RNZ argues that the inclusion of house price sustainability fits in with their financial stability mandate. RNZ would be using prudential tools – like loan-to-value ratios, bank stress testing, and capital requirements against particular types of mortgage lending---when it decides whether monetary policy action is needed to "ensure house price sustainability."

News that RNZ now includes asset prices in its policy deliberations has been ignored or overlooked by most. Critics may say it's a small country, and their approach to monetary policy should have no carryover or import to what others do.

But that would be wrong.

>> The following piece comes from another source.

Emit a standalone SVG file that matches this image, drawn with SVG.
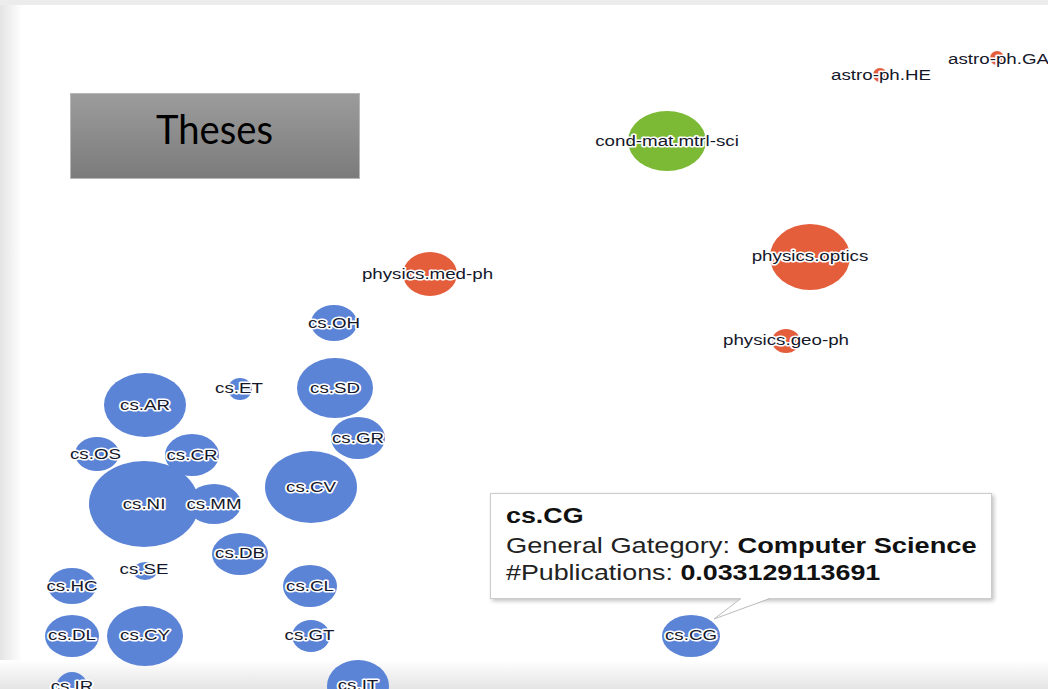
<svg xmlns="http://www.w3.org/2000/svg" width="1048" height="689" viewBox="0 0 1048 689">
  <defs>
    <linearGradient id="gLeft" x1="0" y1="0" x2="1" y2="0">
      <stop offset="0" stop-color="#e4e4e4"/>
      <stop offset="1" stop-color="#ffffff"/>
    </linearGradient>
    <linearGradient id="gBottom" x1="0" y1="0" x2="0" y2="1">
      <stop offset="0" stop-color="#ffffff"/>
      <stop offset="1" stop-color="#e4e4e4"/>
    </linearGradient>
    <linearGradient id="gTitle" x1="0" y1="0" x2="0" y2="1">
      <stop offset="0" stop-color="#9c9c9c"/>
      <stop offset="1" stop-color="#7b7b7b"/>
    </linearGradient>
    <filter id="shadow" x="-5%" y="-10%" width="115%" height="130%">
      <feGaussianBlur in="SourceAlpha" stdDeviation="2"/>
      <feOffset dx="2" dy="2"/>
      <feComponentTransfer><feFuncA type="linear" slope="0.25"/></feComponentTransfer>
      <feMerge><feMergeNode/><feMergeNode in="SourceGraphic"/></feMerge>
    </filter>
    <style>
      .cs { fill: #5b83d6; }
      .ph { fill: #e45e3c; }
      .cm { fill: #7cba36; }
      .lbl { font-family: "Liberation Sans", Arial, sans-serif; font-size: 15px; fill: #15182a;
             stroke: #ffffff; stroke-width: 3px; stroke-linejoin: round; paint-order: stroke; text-anchor: middle; }
      .tt { font-family: "Liberation Sans", Arial, sans-serif; font-size: 22px; fill: #222222; }
      .b { font-weight: bold; fill: #111111; }
    </style>
  </defs>

  <!-- page background and frame shading -->
  <rect x="0" y="0" width="1048" height="689" fill="#ffffff"/>
  <rect x="0" y="0" width="22" height="689" fill="url(#gLeft)"/>
  <rect x="0" y="0" width="1048" height="5" fill="#ececec"/>
  <rect x="0" y="660" width="1048" height="29" fill="url(#gBottom)"/>

  <!-- title box -->
  <g id="title">
    <rect x="70.5" y="93.5" width="289" height="85" fill="url(#gTitle)" stroke="#b8b8b8" stroke-width="1"/>
    <text x="156" y="144" font-family="Lato, 'Open Sans', sans-serif" font-size="40" fill="#000000" textLength="117" lengthAdjust="spacingAndGlyphs">Theses</text>
  </g>

  <g id="nodes">
    <g id="node-astro-ph-HE" transform="translate(880,75)">
      <ellipse class="ph" rx="7" ry="7"/>
      <text class="lbl" transform="scale(1.25,1)" x="0.8" y="5">astro-ph.HE</text>
    </g>
    <g id="node-astro-ph-GA" transform="translate(997,58)">
      <ellipse class="ph" rx="7" ry="7"/>
      <text class="lbl" transform="scale(1.25,1)" x="1.2" y="6">astro-ph.GA</text>
    </g>
    <g id="node-cond-mat-mtrl-sci" transform="translate(667,141)">
      <ellipse class="cm" rx="39" ry="30"/>
      <text class="lbl" transform="scale(1.25,1)" y="5">cond-mat.mtrl-sci</text>
    </g>
    <g id="node-physics-med-ph" transform="translate(430,274)">
      <ellipse class="ph" rx="27" ry="22"/>
      <text class="lbl" transform="scale(1.25,1)" x="-2" y="5">physics.med-ph</text>
    </g>
    <g id="node-physics-optics" transform="translate(810,257)">
      <ellipse class="ph" rx="40" ry="33"/>
      <text class="lbl" transform="scale(1.25,1)" y="4">physics.optics</text>
    </g>
    <g id="node-physics-geo-ph" transform="translate(786,341)">
      <ellipse class="ph" rx="14" ry="12"/>
      <text class="lbl" transform="scale(1.25,1)" y="4">physics.geo-ph</text>
    </g>

    <g id="node-cs-OH" transform="translate(334,323)">
      <ellipse class="cs" rx="23" ry="18"/>
      <text class="lbl" transform="scale(1.25,1)" y="5">cs.OH</text>
    </g>
    <g id="node-cs-SD" transform="translate(335,388)">
      <ellipse class="cs" rx="38" ry="30"/>
      <text class="lbl" transform="scale(1.25,1)" y="5">cs.SD</text>
    </g>
    <g id="node-cs-ET" transform="translate(240,389)">
      <ellipse class="cs" rx="12" ry="11"/>
      <text class="lbl" transform="scale(1.25,1)" x="-0.8" y="4">cs.ET</text>
    </g>
    <g id="node-cs-AR" transform="translate(145,405)">
      <ellipse class="cs" rx="41" ry="32"/>
      <text class="lbl" transform="scale(1.25,1)" y="5">cs.AR</text>
    </g>
    <g id="node-cs-GR" transform="translate(358,438)">
      <ellipse class="cs" rx="27" ry="21"/>
      <text class="lbl" transform="scale(1.25,1)" y="5">cs.GR</text>
    </g>
    <g id="node-cs-OS" transform="translate(97,454)">
      <ellipse class="cs" rx="22" ry="17"/>
      <text class="lbl" transform="scale(1.25,1)" x="-1.2" y="5">cs.OS</text>
    </g>
    <g id="node-cs-CR" transform="translate(192,455)">
      <ellipse class="cs" rx="27" ry="21"/>
      <text class="lbl" transform="scale(1.25,1)" y="5">cs.CR</text>
    </g>
    <g id="node-cs-CV" transform="translate(311,487)">
      <ellipse class="cs" rx="46" ry="36"/>
      <text class="lbl" transform="scale(1.25,1)" y="5">cs.CV</text>
    </g>
    <g id="node-cs-NI" transform="translate(144,504)">
      <ellipse class="cs" rx="55" ry="43"/>
      <text class="lbl" transform="scale(1.25,1)" y="5">cs.NI</text>
    </g>
    <g id="node-cs-MM" transform="translate(214,504)">
      <ellipse class="cs" rx="27" ry="20"/>
      <text class="lbl" transform="scale(1.25,1)" y="5">cs.MM</text>
    </g>
    <g id="node-cs-DB" transform="translate(240,554)">
      <ellipse class="cs" rx="28" ry="21"/>
      <text class="lbl" transform="scale(1.25,1)" y="4">cs.DB</text>
    </g>
    <g id="node-cs-SE" transform="translate(145,571)">
      <ellipse class="cs" rx="12" ry="9"/>
      <text class="lbl" transform="scale(1.25,1)" x="-0.8" y="3">cs.SE</text>
    </g>
    <g id="node-cs-HC" transform="translate(72,586)">
      <ellipse class="cs" rx="24" ry="18"/>
      <text class="lbl" transform="scale(1.25,1)" y="5">cs.HC</text>
    </g>
    <g id="node-cs-CL" transform="translate(310,586)">
      <ellipse class="cs" rx="27" ry="21"/>
      <text class="lbl" transform="scale(1.25,1)" y="5">cs.CL</text>
    </g>
    <g id="node-cs-DL" transform="translate(72,636)">
      <ellipse class="cs" rx="27" ry="21"/>
      <text class="lbl" transform="scale(1.25,1)" y="4">cs.DL</text>
    </g>
    <g id="node-cs-CY" transform="translate(145,636)">
      <ellipse class="cs" rx="38" ry="30"/>
      <text class="lbl" transform="scale(1.25,1)" y="4">cs.CY</text>
    </g>
    <g id="node-cs-GT" transform="translate(311,636)">
      <ellipse class="cs" rx="19" ry="16"/>
      <text class="lbl" transform="scale(1.25,1)" x="-1.2" y="4">cs.GT</text>
    </g>
    <g id="node-cs-IR" transform="translate(72,688)">
      <ellipse class="cs" rx="16" ry="16"/>
      <text class="lbl" transform="scale(1.25,1)" y="3">cs.IR</text>
    </g>
    <g id="node-cs-IT" transform="translate(358,686)">
      <ellipse class="cs" rx="31" ry="26"/>
      <text class="lbl" transform="scale(1.25,1)" y="4">cs.IT</text>
    </g>
    <g id="node-cs-CG" transform="translate(691,636)">
      <ellipse class="cs" rx="29" ry="21"/>
      <text class="lbl" transform="scale(1.25,1)" y="4">cs.CG</text>
    </g>
  </g>

  <!-- tooltip for cs.CG -->
  <g id="tooltip">
    <rect x="490.5" y="493.5" width="501" height="105" fill="#ffffff" stroke="#cccccc" stroke-width="1" filter="url(#shadow)"/>
    <polygon points="741,598 714,619 770,598" fill="#ffffff"/>
    <polyline points="741,598.5 714,619 770,598.5" fill="none" stroke="#bbbbbb" stroke-width="1"/>
    <text class="tt b" transform="translate(506,523) scale(1.22,1)">cs.CG</text>
    <text class="tt" transform="translate(506,553) scale(1.238,1)">General Gategory: <tspan class="b">Computer Science</tspan></text>
    <text class="tt" transform="translate(506,580) scale(1.22,1)">#Publications: <tspan class="b">0.033129113691</tspan></text>
  </g>
</svg>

RNZ pioneered the inflation-targeting framework, introducing this policy regime in 1990; since then, it has been adopted by central banks worldwide.

One would think that the central bank that created and has been using the inflation-targeting framework the longest would know a lot about the pros and cons of this approach more than anyone else. RNZ has learned, as have other central banks, that a simple inflation-targeting rule to conduct monetary policy is not easy or without unintended consequences.

Boom-bust credit and asset cycles have been two of the unforeseen side effects of inflation targeting. In the US, boom-bust asset cycles, linked directly to easy money policy and the promise to maintain it for an extended period, triggered the last two recessions.

Central banks have for decades struggled with how to incorporate financial stability issues (i.e., unhinged gains in asset prices) within the structure of the inflation-targeting framework. The decision by RNZ puts financial stability as a co-equal to that of price stability. It would be wise for other central banks, including the Federal Reserve, to consider the actions by the RNZ.

Unfortunately, the Federal Reserve does not appear to be on the same page. Unlike the RNZ who is now monitoring monetary policy influence on asset prices, the Fed adds fuel to the asset price boom.

When testifying before Congress last week, Mr. Powell stated, "The housing sector has more than fully recovered from the downturn." That is an understatement. The housing sector is booming, evident with record-high prices, following double-digit gains in 2020, and sales of new and existing homes and permits to build new ones at the highest levels since the housing bubble mid-2000s.

But even after acknowledging the robust housing sector, Powell said the Fed would continue with mortgage-back securities purchases providing more monetary fuel to a red-hot sector.

Senator Pat Toomey, the Republican senator from Pennsylvania, suggested to Mr. Powell that the Fed's easy money policy contributes to "bubbles," citing rapid increases in real estate, commodities, and other assets. Mr. Powell admitted, "There is certainly a link," but cited other factors as well.

With asset prices at record levels, the RNZ and the Fed employ diametrically opposite policies to ensure price and financial stability. Who is right? My money is on the tiny central bank on the other side of the world.